The charge on a £2m property will rise from £100,000 to £140,000. But the hike – which is supposed to help pay for higher income tax personal allowances – was quickly condemned by estate agents as putting the recent tentative recovery in house prices at risk and disproportionately hitting London and the South-east.
In addition, the Chancellor moved to close a major stamp duty loophole which allows individuals to pay a much-reduced rate of tax by using an offshore company to buy property rather than doing it in their own name. The rock stars and Sir Bob Geldof and Sir Mick Jagger and the businessman Lakshmi Mittal have been some of the more high-profile names to use these tax avoidance schemes, but hundreds of Britain's most expensive properties have been sold this way.
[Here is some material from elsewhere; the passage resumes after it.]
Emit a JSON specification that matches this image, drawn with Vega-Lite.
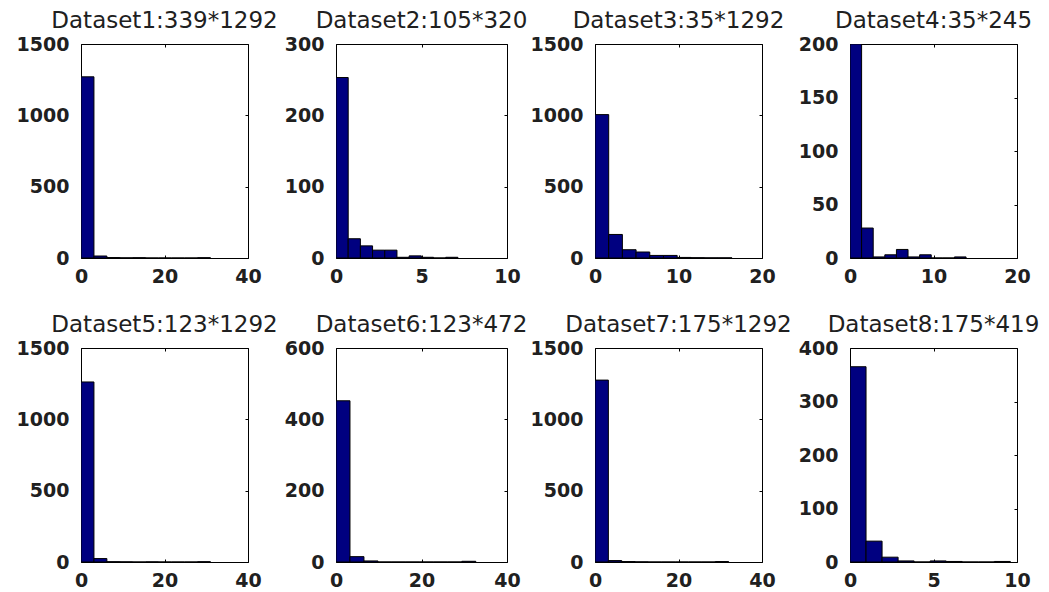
{
  "$schema": "https://vega.github.io/schema/vega-lite/v6.json",
  "background": "white",
  "padding": {"left": 15, "top": 9, "right": 0, "bottom": 0},
  "datasets": {
    "hist": [
      {"p": 1, "a": 0, "b": 3.1, "n": 1270}, {"p": 1, "a": 3.1, "b": 6.2, "n": 14}, {"p": 1, "a": 6.2, "b": 9.3, "n": 3}, {"p": 1, "a": 9.3, "b": 12.4, "n": 1}, {"p": 1, "a": 12.4, "b": 15.5, "n": 2}, {"p": 1, "a": 15.5, "b": 18.6, "n": 0}, {"p": 1, "a": 18.6, "b": 21.7, "n": 0}, {"p": 1, "a": 21.7, "b": 24.8, "n": 0}, {"p": 1, "a": 24.8, "b": 27.9, "n": 0}, {"p": 1, "a": 27.9, "b": 31.0, "n": 2},
      {"p": 2, "a": 0, "b": 0.713, "n": 253}, {"p": 2, "a": 0.713, "b": 1.426, "n": 27}, {"p": 2, "a": 1.426, "b": 2.139, "n": 17}, {"p": 2, "a": 2.139, "b": 2.852, "n": 11}, {"p": 2, "a": 2.852, "b": 3.565, "n": 11}, {"p": 2, "a": 3.565, "b": 4.278, "n": 1}, {"p": 2, "a": 4.278, "b": 4.991, "n": 3}, {"p": 2, "a": 4.991, "b": 5.704, "n": 1}, {"p": 2, "a": 5.704, "b": 6.417, "n": 0}, {"p": 2, "a": 6.417, "b": 7.13, "n": 1},
      {"p": 3, "a": 0, "b": 1.64, "n": 1005}, {"p": 3, "a": 1.64, "b": 3.28, "n": 165}, {"p": 3, "a": 3.28, "b": 4.92, "n": 58}, {"p": 3, "a": 4.92, "b": 6.56, "n": 42}, {"p": 3, "a": 6.56, "b": 8.2, "n": 18}, {"p": 3, "a": 8.2, "b": 9.84, "n": 18}, {"p": 3, "a": 9.84, "b": 11.48, "n": 4}, {"p": 3, "a": 11.48, "b": 13.12, "n": 2}, {"p": 3, "a": 13.12, "b": 14.76, "n": 1}, {"p": 3, "a": 14.76, "b": 16.4, "n": 1},
      {"p": 4, "a": 0, "b": 1.39, "n": 200}, {"p": 4, "a": 1.39, "b": 2.78, "n": 28}, {"p": 4, "a": 2.78, "b": 4.17, "n": 1}, {"p": 4, "a": 4.17, "b": 5.56, "n": 3}, {"p": 4, "a": 5.56, "b": 6.95, "n": 8}, {"p": 4, "a": 6.95, "b": 8.34, "n": 1}, {"p": 4, "a": 8.34, "b": 9.73, "n": 3}, {"p": 4, "a": 9.73, "b": 11.12, "n": 0}, {"p": 4, "a": 11.12, "b": 12.51, "n": 0}, {"p": 4, "a": 12.51, "b": 13.9, "n": 1},
      {"p": 5, "a": 0, "b": 3.1, "n": 1262}, {"p": 5, "a": 3.1, "b": 6.2, "n": 24}, {"p": 5, "a": 6.2, "b": 9.3, "n": 2}, {"p": 5, "a": 9.3, "b": 12.4, "n": 1}, {"p": 5, "a": 12.4, "b": 15.5, "n": 0}, {"p": 5, "a": 15.5, "b": 18.6, "n": 1}, {"p": 5, "a": 18.6, "b": 21.7, "n": 0}, {"p": 5, "a": 21.7, "b": 24.8, "n": 0}, {"p": 5, "a": 24.8, "b": 27.9, "n": 0}, {"p": 5, "a": 27.9, "b": 31.0, "n": 2},
      {"p": 6, "a": 0, "b": 3.27, "n": 452}, {"p": 6, "a": 3.27, "b": 6.54, "n": 15}, {"p": 6, "a": 6.54, "b": 9.81, "n": 3}, {"p": 6, "a": 9.81, "b": 13.08, "n": 0}, {"p": 6, "a": 13.08, "b": 16.35, "n": 0}, {"p": 6, "a": 16.35, "b": 19.62, "n": 0}, {"p": 6, "a": 19.62, "b": 22.89, "n": 0}, {"p": 6, "a": 22.89, "b": 26.16, "n": 0}, {"p": 6, "a": 26.16, "b": 29.43, "n": 0}, {"p": 6, "a": 29.43, "b": 32.7, "n": 2},
      {"p": 7, "a": 0, "b": 3.2, "n": 1275}, {"p": 7, "a": 3.2, "b": 6.4, "n": 10}, {"p": 7, "a": 6.4, "b": 9.6, "n": 3}, {"p": 7, "a": 9.6, "b": 12.8, "n": 1}, {"p": 7, "a": 12.8, "b": 16, "n": 0}, {"p": 7, "a": 16, "b": 19.2, "n": 0}, {"p": 7, "a": 19.2, "b": 22.4, "n": 0}, {"p": 7, "a": 22.4, "b": 25.6, "n": 0}, {"p": 7, "a": 25.6, "b": 28.8, "n": 0}, {"p": 7, "a": 28.8, "b": 32, "n": 3},
      {"p": 8, "a": 0, "b": 0.96, "n": 365}, {"p": 8, "a": 0.96, "b": 1.92, "n": 39}, {"p": 8, "a": 1.92, "b": 2.88, "n": 9}, {"p": 8, "a": 2.88, "b": 3.84, "n": 2}, {"p": 8, "a": 3.84, "b": 4.8, "n": 0}, {"p": 8, "a": 4.8, "b": 5.76, "n": 2}, {"p": 8, "a": 5.76, "b": 6.72, "n": 1}, {"p": 8, "a": 6.72, "b": 7.68, "n": 0}, {"p": 8, "a": 7.68, "b": 8.64, "n": 0}, {"p": 8, "a": 8.64, "b": 9.6, "n": 1}
    ]
  },
  "data": {"name": "hist"},
  "columns": 4,
  "spacing": {"row": 90, "column": 88},
  "bounds": "flush",
  "concat": [
    {
      "width": 167, "height": 214, "title": "Dataset1:339*1292",
      "transform": [{"filter": "datum.p == 1"}],
      "layer": [
        {"mark": {"type": "rect", "fill": "#000080", "stroke": "#000000", "strokeWidth": 1, "clip": true},
         "encoding": {
           "x": {"field": "a", "type": "quantitative", "scale": {"domain": [0, 40], "nice": false}, "axis": {"orient": "bottom", "values": [0, 20, 40]}},
           "x2": {"field": "b"},
           "y": {"field": "n", "type": "quantitative", "scale": {"domain": [0, 1500], "nice": false}, "axis": {"orient": "left", "values": [0, 500, 1000, 1500]}},
           "y2": {"datum": 0}}},
        {"mark": {"type": "rect", "opacity": 0},
         "encoding": {
           "x": {"field": "a", "type": "quantitative", "axis": {"orient": "top", "values": [0, 20, 40], "labels": false}},
           "x2": {"field": "b"},
           "y": {"field": "n", "type": "quantitative", "axis": {"orient": "right", "values": [0, 500, 1000, 1500], "labels": false}},
           "y2": {"datum": 0}}}
      ],
      "resolve": {"axis": {"x": "independent", "y": "independent"}}
    },
    {
      "width": 171, "height": 214, "title": "Dataset2:105*320",
      "transform": [{"filter": "datum.p == 2"}],
      "layer": [
        {"mark": {"type": "rect", "fill": "#000080", "stroke": "#000000", "strokeWidth": 1, "clip": true},
         "encoding": {
           "x": {"field": "a", "type": "quantitative", "scale": {"domain": [0, 10], "nice": false}, "axis": {"orient": "bottom", "values": [0, 5, 10]}},
           "x2": {"field": "b"},
           "y": {"field": "n", "type": "quantitative", "scale": {"domain": [0, 300], "nice": false}, "axis": {"orient": "left", "values": [0, 100, 200, 300]}},
           "y2": {"datum": 0}}},
        {"mark": {"type": "rect", "opacity": 0},
         "encoding": {
           "x": {"field": "a", "type": "quantitative", "axis": {"orient": "top", "values": [0, 5, 10], "labels": false}},
           "x2": {"field": "b"},
           "y": {"field": "n", "type": "quantitative", "axis": {"orient": "right", "values": [0, 100, 200, 300], "labels": false}},
           "y2": {"datum": 0}}}
      ],
      "resolve": {"axis": {"x": "independent", "y": "independent"}}
    },
    {
      "width": 167, "height": 214, "title": "Dataset3:35*1292",
      "transform": [{"filter": "datum.p == 3"}],
      "layer": [
        {"mark": {"type": "rect", "fill": "#000080", "stroke": "#000000", "strokeWidth": 1, "clip": true},
         "encoding": {
           "x": {"field": "a", "type": "quantitative", "scale": {"domain": [0, 20], "nice": false}, "axis": {"orient": "bottom", "values": [0, 10, 20]}},
           "x2": {"field": "b"},
           "y": {"field": "n", "type": "quantitative", "scale": {"domain": [0, 1500], "nice": false}, "axis": {"orient": "left", "values": [0, 500, 1000, 1500]}},
           "y2": {"datum": 0}}},
        {"mark": {"type": "rect", "opacity": 0},
         "encoding": {
           "x": {"field": "a", "type": "quantitative", "axis": {"orient": "top", "values": [0, 10, 20], "labels": false}},
           "x2": {"field": "b"},
           "y": {"field": "n", "type": "quantitative", "axis": {"orient": "right", "values": [0, 500, 1000, 1500], "labels": false}},
           "y2": {"datum": 0}}}
      ],
      "resolve": {"axis": {"x": "independent", "y": "independent"}}
    },
    {
      "width": 167, "height": 214, "title": "Dataset4:35*245",
      "transform": [{"filter": "datum.p == 4"}],
      "layer": [
        {"mark": {"type": "rect", "fill": "#000080", "stroke": "#000000", "strokeWidth": 1, "clip": true},
         "encoding": {
           "x": {"field": "a", "type": "quantitative", "scale": {"domain": [0, 20], "nice": false}, "axis": {"orient": "bottom", "values": [0, 10, 20]}},
           "x2": {"field": "b"},
           "y": {"field": "n", "type": "quantitative", "scale": {"domain": [0, 200], "nice": false}, "axis": {"orient": "left", "values": [0, 50, 100, 150, 200]}},
           "y2": {"datum": 0}}},
        {"mark": {"type": "rect", "opacity": 0},
         "encoding": {
           "x": {"field": "a", "type": "quantitative", "axis": {"orient": "top", "values": [0, 10, 20], "labels": false}},
           "x2": {"field": "b"},
           "y": {"field": "n", "type": "quantitative", "axis": {"orient": "right", "values": [0, 50, 100, 150, 200], "labels": false}},
           "y2": {"datum": 0}}}
      ],
      "resolve": {"axis": {"x": "independent", "y": "independent"}}
    },
    {
      "width": 167, "height": 214, "title": "Dataset5:123*1292",
      "transform": [{"filter": "datum.p == 5"}],
      "layer": [
        {"mark": {"type": "rect", "fill": "#000080", "stroke": "#000000", "strokeWidth": 1, "clip": true},
         "encoding": {
           "x": {"field": "a", "type": "quantitative", "scale": {"domain": [0, 40], "nice": false}, "axis": {"orient": "bottom", "values": [0, 20, 40]}},
           "x2": {"field": "b"},
           "y": {"field": "n", "type": "quantitative", "scale": {"domain": [0, 1500], "nice": false}, "axis": {"orient": "left", "values": [0, 500, 1000, 1500]}},
           "y2": {"datum": 0}}},
        {"mark": {"type": "rect", "opacity": 0},
         "encoding": {
           "x": {"field": "a", "type": "quantitative", "axis": {"orient": "top", "values": [0, 20, 40], "labels": false}},
           "x2": {"field": "b"},
           "y": {"field": "n", "type": "quantitative", "axis": {"orient": "right", "values": [0, 500, 1000, 1500], "labels": false}},
           "y2": {"datum": 0}}}
      ],
      "resolve": {"axis": {"x": "independent", "y": "independent"}}
    },
    {
      "width": 171, "height": 214, "title": "Dataset6:123*472",
      "transform": [{"filter": "datum.p == 6"}],
      "layer": [
        {"mark": {"type": "rect", "fill": "#000080", "stroke": "#000000", "strokeWidth": 1, "clip": true},
         "encoding": {
           "x": {"field": "a", "type": "quantitative", "scale": {"domain": [0, 40], "nice": false}, "axis": {"orient": "bottom", "values": [0, 20, 40]}},
           "x2": {"field": "b"},
           "y": {"field": "n", "type": "quantitative", "scale": {"domain": [0, 600], "nice": false}, "axis": {"orient": "left", "values": [0, 200, 400, 600]}},
           "y2": {"datum": 0}}},
        {"mark": {"type": "rect", "opacity": 0},
         "encoding": {
           "x": {"field": "a", "type": "quantitative", "axis": {"orient": "top", "values": [0, 20, 40], "labels": false}},
           "x2": {"field": "b"},
           "y": {"field": "n", "type": "quantitative", "axis": {"orient": "right", "values": [0, 200, 400, 600], "labels": false}},
           "y2": {"datum": 0}}}
      ],
      "resolve": {"axis": {"x": "independent", "y": "independent"}}
    },
    {
      "width": 167, "height": 214, "title": "Dataset7:175*1292",
      "transform": [{"filter": "datum.p == 7"}],
      "layer": [
        {"mark": {"type": "rect", "fill": "#000080", "stroke": "#000000", "strokeWidth": 1, "clip": true},
         "encoding": {
           "x": {"field": "a", "type": "quantitative", "scale": {"domain": [0, 40], "nice": false}, "axis": {"orient": "bottom", "values": [0, 20, 40]}},
           "x2": {"field": "b"},
           "y": {"field": "n", "type": "quantitative", "scale": {"domain": [0, 1500], "nice": false}, "axis": {"orient": "left", "values": [0, 500, 1000, 1500]}},
           "y2": {"datum": 0}}},
        {"mark": {"type": "rect", "opacity": 0},
         "encoding": {
           "x": {"field": "a", "type": "quantitative", "axis": {"orient": "top", "values": [0, 20, 40], "labels": false}},
           "x2": {"field": "b"},
           "y": {"field": "n", "type": "quantitative", "axis": {"orient": "right", "values": [0, 500, 1000, 1500], "labels": false}},
           "y2": {"datum": 0}}}
      ],
      "resolve": {"axis": {"x": "independent", "y": "independent"}}
    },
    {
      "width": 167, "height": 214, "title": "Dataset8:175*419",
      "transform": [{"filter": "datum.p == 8"}],
      "layer": [
        {"mark": {"type": "rect", "fill": "#000080", "stroke": "#000000", "strokeWidth": 1, "clip": true},
         "encoding": {
           "x": {"field": "a", "type": "quantitative", "scale": {"domain": [0, 10], "nice": false}, "axis": {"orient": "bottom", "values": [0, 5, 10]}},
           "x2": {"field": "b"},
           "y": {"field": "n", "type": "quantitative", "scale": {"domain": [0, 400], "nice": false}, "axis": {"orient": "left", "values": [0, 100, 200, 300, 400]}},
           "y2": {"datum": 0}}},
        {"mark": {"type": "rect", "opacity": 0},
         "encoding": {
           "x": {"field": "a", "type": "quantitative", "axis": {"orient": "top", "values": [0, 5, 10], "labels": false}},
           "x2": {"field": "b"},
           "y": {"field": "n", "type": "quantitative", "axis": {"orient": "right", "values": [0, 100, 200, 300, 400], "labels": false}},
           "y2": {"datum": 0}}}
      ],
      "resolve": {"axis": {"x": "independent", "y": "independent"}}
    }
  ],
  "config": {
    "view": {"stroke": "#000000", "strokeWidth": 1, "fill": "white"},
    "axis": {
      "grid": false, "domain": false, "title": null, "format": "d",
      "tickSize": -3, "tickColor": "#000000", "tickWidth": 1,
      "labelFont": "DejaVu Sans", "labelFontSize": 19, "labelFontWeight": "bold", "labelColor": "#202020",
      "labelFlush": false, "labelOverlap": false, "labelBound": false
    },
    "axisLeft": {"labelPadding": 15},
    "axisBottom": {"labelPadding": 12},
    "axisTop": {"minExtent": 0, "maxExtent": 0},
    "axisRight": {"minExtent": 0, "maxExtent": 0},
    "title": {"font": "DejaVu Sans", "fontSize": 23, "fontWeight": "normal", "color": "#202020", "anchor": "middle", "frame": "group", "baseline": "alphabetic", "offset": 2}
  }
}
In future, anyone looking to buy a residential property through an offshore company will face a one-off tax charge of 15 per cent – more than twice the level of the new higher-rate stamp duty. Paul Emery, tax director at PricewaterhouseCoopers, said that the Chancellor was "throwing the book at avoidance" and a "strong signal that residential property sales cannot escape tax".
Those that have already benefited face a retrospective tax charge, the Chancellor warned, a move already being dubbed the "Geldof tax".
"The hundreds of UK and foreign buyers who have avoided stamp duty this way face a massive bill from next April, with capital gains tax being charged when they sell and the possibility of an annual levy," said Toby Ryland, partner at the accountancy firm Blick Rothenberg. "The only option they will have is to unwind these schemes and pay the stamp dutythey owe."
Peter Rollings, chief executive of the estate agent Marsh and Parsons, said: "This stamp duty rise risks deterring prime property transactions, thereby undermining the Government's stamp duty tax take – as well as limiting London's appeal. With the property market still far from healthy, we need to see the Government supporting activity at all levels, rather adding yet another tax burden."
Other agents warned that the new higher stamp duty will hit not just the rich but all those currently in a chain.
"Every homeowner will feel this, not just the wealthy," said Trevor Kent, former head of the National Association of Estate Agents. "Seventy per cent of first-time buyers rely on the successful progression of 'chains' of sales. If someone at the top of the chain sees they are getting clobbered they may not complete and the house of cards collapses."